■ Directive
Retype only the lines from the top of the records to the line with "plt.rcParams['font.family'] = ['Liberation", including that line but none of the pictures.
--- Start ---
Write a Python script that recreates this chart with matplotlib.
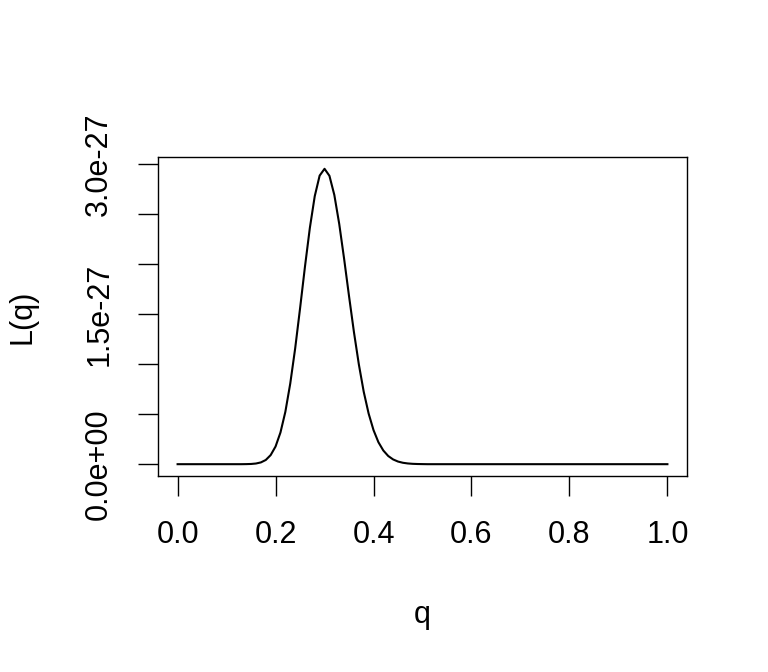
import numpy as np
import matplotlib
matplotlib.use("Agg")
import matplotlib.pyplot as plt

plt.rcParams['font.family'] = ['Liberation Sans', 'DejaVu Sans']

# likelihood curve, q on a 0.01 grid, L in units of 1e-27
q_grid = [round(i * 0.01, 2) for i in range(101)]
q_peak = [0.14, 0.15, 0.16, 0.17, 0.18, 0.19, 0.20, 0.21, 0.22, 0.23, 0.24,
          0.25, 0.26, 0.27, 0.28, 0.29, 0.30, 0.31, 0.32, 0.33, 0.34, 0.35,
          0.36, 0.37, 0.38, 0.39, 0.40, 0.41, 0.42, 0.43, 0.44, 0.45, 0.46,
          0.47, 0.48, 0.49, 0.50]
L_peak = [0.0007, 0.0022, 0.0067, 0.0177, 0.042, 0.091, 0.177, 0.317, 0.524,
          0.807, 1.157, 1.558, 1.975, 2.364, 2.682, 2.888, 2.956, 2.886, 2.694,
          2.404, 2.054, 1.682, 1.323, 1.000, 0.725, 0.507, 0.341, 0.220, 0.137,
          0.082, 0.0475, 0.0264, 0.0141, 0.0073, 0.0036, 0.0017, 0.0008]

y_ticks = [0.0, 0.5, 1.0, 1.5, 2.0, 2.5, 3.0]
y_labels = ['0.0e+00', '', '', '1.5e-27', '', '', '3.0e-27']
x_ticks = [0.0, 0.2, 0.4, 0.6, 0.8, 1.0]
x_labels = ['0.0', '0.2', '0.4', '0.6', '0.8', '1.0']

lookup = dict(zip(q_peak, L_peak))
L_vals = [lookup.get(q, 0.0) * 1e-27 for q in q_grid]

W, H = 768, 672
fs = 22
fig = plt.figure(figsize=(W / 100, H / 100), dpi=100)
left, right, top, bottom = 158, 687, 157, 476
ax = fig.add_axes([left / W, 1 - bottom / H, (right - left) / W, (bottom - top) / H])

ax.plot(q_grid, L_vals, color='black', linewidth=1.5)

ax.set_xlim(-0.04, 1.04)
ymax = max(L_vals)
ax.set_ylim(-0.04 * ymax, 1.04 * ymax)

ax.set_xticks(x_ticks)
ax.set_xticklabels(x_labels, fontsize=fs)
ax.set_yticks([v * 1e-27 for v in y_ticks])
ax.set_yticklabels(y_labels, fontsize=fs, rotation=90, va='center')

ax.tick_params(axis='both', direction='out', length=14.5, width=1.0, color='black')
ax.tick_params(axis='x', pad=17)
ax.tick_params(axis='y', pad=17)
for s in ax.spines.values():
    s.set_linewidth(1.0)

fig.text(422.5 / W, 1 - 615 / H, 'q', ha='center', va='center', fontsize=fs)
fig.text(23 / W, 1 - 317 / H, 'L(q)', ha='center', va='center', fontsize=fs, rotation=90)

fig.savefig('out.png', dpi=100, facecolor='white')
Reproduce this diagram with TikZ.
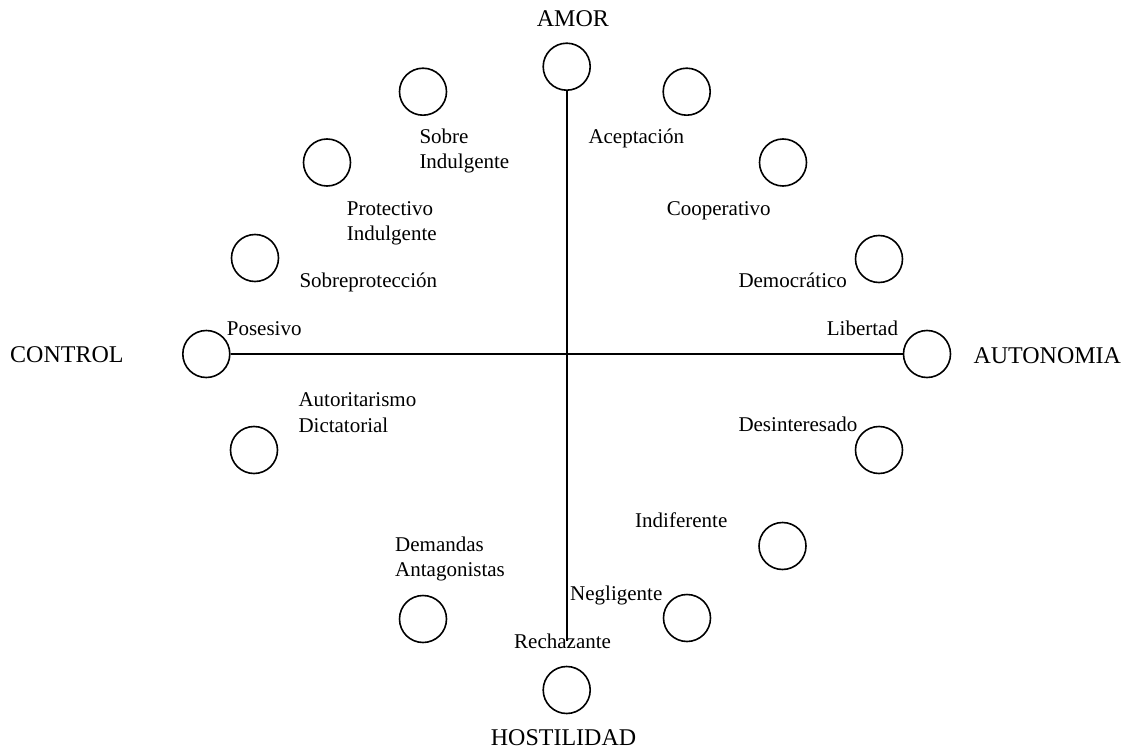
\documentclass[tikz,border=0pt]{standalone}
\usepackage{fontspec}
\setmainfont{Liberation Serif}
\begin{document}
\begin{tikzpicture}[x=1pt,y=-1pt,
  ring/.style={circle,draw=black,line width=1.6pt,minimum size=47pt,inner sep=0pt,fill=white},
  lbl/.style={anchor=base west,inner sep=0pt,font=\fontsize{21}{25}\selectfont},
  axis/.style={anchor=base west,inner sep=0pt,font=\fontsize{24}{28}\selectfont},
  axisline/.style={line width=1.6pt}]
\useasboundingbox (0,0) rectangle (1122,749);
% axes lines drawn first
\coordinate (amorc) at (566.7,66.7);
\coordinate (rechend) at (566.7,641);
% circles
\node[ring] (amor) at (566.7,66.7) {};
\node[ring] (sobreind) at (423,91.7) {};
\node[ring] (acept) at (686.7,91.7) {};
\node[ring] (protind) at (327,162.5) {};
\node[ring] (coop) at (783,162.5) {};
\node[ring] (sobreprot) at (255,258) {};
\node[ring] (democ) at (879,259) {};
\node[ring] (control) at (206.3,354) {};
\node[ring] (libertad) at (927,354) {};
\node[ring] (autorit) at (254,450) {};
\node[ring] (desint) at (879,450) {};
\node[ring] (indif) at (782.5,546) {};
\node[ring] (demand) at (423,619) {};
\node[ring] (neglig) at (687,618) {};
\node[ring] (hostil) at (566.7,690) {};
\draw[axisline] (amor.south) -- (rechend);
\draw[axisline] (control.east) -- (libertad.west);
% axis labels
\node[axis] (tamor) at (536.7,26.7) {AMOR};
\node[axis] (tcontrol) at (10,362.7) {CONTROL};
\node[axis] (tauto) at (973.3,363.3) {AUTONOMIA};
\node[axis] (thost) at (490.7,745) {HOSTILIDAD};
% labels
\node[lbl] (tsobre1) at (419.3,143.3) {Sobre};
\node[lbl] (tsobre2) at (419.3,168.3) {Indulgente};
\node[lbl] (tacept) at (588.3,143.3) {Aceptación};
\node[lbl] (tprot1) at (346.7,215) {Protectivo};
\node[lbl] (tprot2) at (346.7,240.3) {Indulgente};
\node[lbl] (tcoop) at (666.7,215) {Cooperativo};
\node[lbl] (tsobreprot) at (299.3,287.7) {Sobreprotección};
\node[lbl] (tdemoc) at (738.3,287.3) {Democrático};
\node[lbl] (tposes) at (226.7,335.7) {Posesivo};
\node[lbl] (tlib) at (826.7,335.7) {Libertad};
\node[lbl] (taut1) at (298.3,406.7) {Autoritarismo};
\node[lbl] (taut2) at (298.3,432.3) {Dictatorial};
\node[lbl] (tdesint) at (738.3,431.7) {Desinteresado};
\node[lbl] (tindif) at (635,527.3) {Indiferente};
\node[lbl] (tdem1) at (395,551.7) {Demandas};
\node[lbl] (tdem2) at (395,576.5) {Antagonistas};
\node[lbl] (tneg) at (570,600) {Negligente};
\node[lbl] (trech) at (514,648.3) {Rechazante};
\end{tikzpicture}
\end{document}
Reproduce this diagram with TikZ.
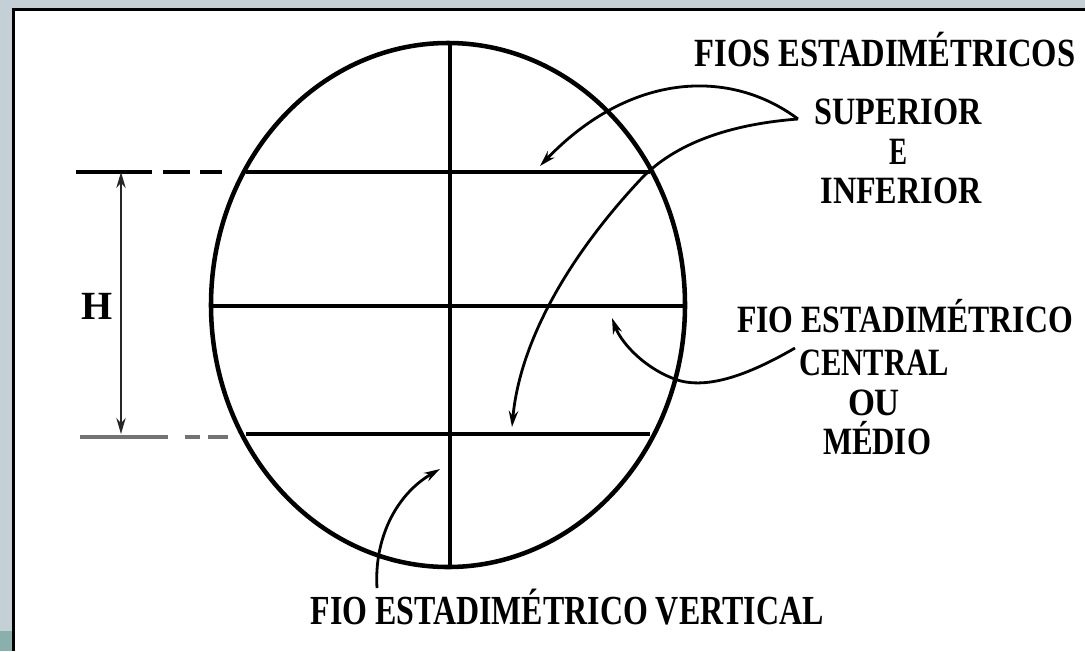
\documentclass[tikz,border=0pt]{standalone}
\usepackage{fontspec}
\setmainfont{Liberation Serif}
\usetikzlibrary{arrows.meta,shapes.geometric}
\definecolor{framegrey}{HTML}{C5D0D6}
\definecolor{frameteal}{HTML}{8AB0AC}
\newcommand\fitlbl[2]{\resizebox{#1}{\height}{#2}}
\begin{document}
\begin{tikzpicture}[x=0.75pt,y=-0.75pt,
  lbl/.style={inner sep=0pt, anchor=base, font=\bfseries\fontsize{29}{29}\selectfont},
  wire/.style={line width=3.4pt},
  pointer/.style={line width=2.1pt, -{Stealth[length=12pt,width=7pt]}},
  dimline/.style={line width=1.5pt, draw=black!85, {Stealth[length=12pt,width=7pt]}-{Stealth[length=12pt,width=7pt]}},
  ext/.style={line width=2.4pt}]
% background and frame
\useasboundingbox (0,0) rectangle (1085,651);
\fill[white] (0,0) rectangle (1085,651);
\fill[framegrey] (0,0) rectangle (1085,8);
\fill[framegrey] (0,0) rectangle (12,651);
\fill[frameteal] (0,631) rectangle (12,651);
\fill[black] (12,8) rectangle (1085,10.5);
\fill[black] (12,8) rectangle (14.5,651);

% reticle
\node[draw, ellipse, line width=3.4pt, minimum width=355.5pt, minimum height=393pt, inner sep=0pt] (reticle) at (448,305) {};
\coordinate (topL) at (246,172); \coordinate (topR) at (650,172);
\coordinate (midL) at (211,306); \coordinate (midR) at (685,306);
\coordinate (botL) at (246,434); \coordinate (botR) at (650,434);
\coordinate (vT) at (450,43);   \coordinate (vB) at (450,566);
\draw[wire] (topL) -- (topR);
\draw[wire] (midL) -- (midR);
\draw[wire] (botL) -- (botR);
\draw[line width=2.6pt] (vT) -- (vB);

% dimension H
\coordinate (hT) at (121,172); \coordinate (hB) at (121,434);
\draw[ext] (76,172) -- (152,172);
\draw[ext] (163,172) -- (190,172);
\draw[ext] (200,172) -- (222,172);
\draw[ext, draw=black!55] (80,437) -- (168,437);
\draw[ext, draw=black!55] (185,437) -- (200,437);
\draw[ext, draw=black!55] (208,437) -- (228,437);
\draw[dimline] (hT) -- (hB);
\node[lbl, font=\bfseries\fontsize{30}{30}\selectfont] (H) at (97,319) {H};

% labels
\node[lbl, font=\bfseries\fontsize{30}{30}\selectfont] (fios) at (885,66) {\fitlbl{285.75pt}{FIOS ESTADIMÉTRICOS}};
\node[lbl] (sup) at (898,124) {\fitlbl{125.25pt}{SUPERIOR}};
\node[lbl] (e) at (898,164) {\fitlbl{13.5pt}{E}};
\node[lbl] (inf) at (901,203) {\fitlbl{120.75pt}{INFERIOR}};
\node[lbl] (fioc) at (905,332) {\fitlbl{252pt}{FIO ESTADIMÉTRICO}};
\node[lbl] (central) at (874,375) {\fitlbl{111.75pt}{CENTRAL}};
\node[lbl] (ou) at (874,415) {\fitlbl{39pt}{OU}};
\node[lbl] (medio) at (877,454) {\fitlbl{81pt}{MÉDIO}};
\node[lbl, font=\bfseries\fontsize{31}{31}\selectfont] (fiov) at (567,624) {\fitlbl{384.75pt}{FIO ESTADIMÉTRICO VERTICAL}};

% pointers
\coordinate (cusp) at (798,119);
\coordinate (tipA) at (540,166);
\coordinate (tipB) at (512,427);
\coordinate (startC) at (795,348);
\coordinate (tipC) at (612,318);
\coordinate (startD) at (377,588);
\coordinate (tipD) at (440,469);
\draw[pointer] (cusp) .. controls (730,68) and (630,72) .. (tipA);
\draw[pointer] (cusp) .. controls (720,125) and (670,148) .. (640,180)
  .. controls (570,255) and (520,340) .. (tipB);
\draw[pointer] (startC) .. controls (740,380) and (700,390) .. (672,378)
  .. controls (640,365) and (620,340) .. (tipC);
\draw[pointer] (startD) .. controls (374,540) and (395,495) .. (tipD);
\end{tikzpicture}
\end{document}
--- End ---
■ Problem solution
Write a Python script that recreates this chart with matplotlib.
import numpy as np
import matplotlib
matplotlib.use("Agg")
import matplotlib.pyplot as plt

plt.rcParams['font.family'] = ['Liberation Sans', 'DejaVu Sans']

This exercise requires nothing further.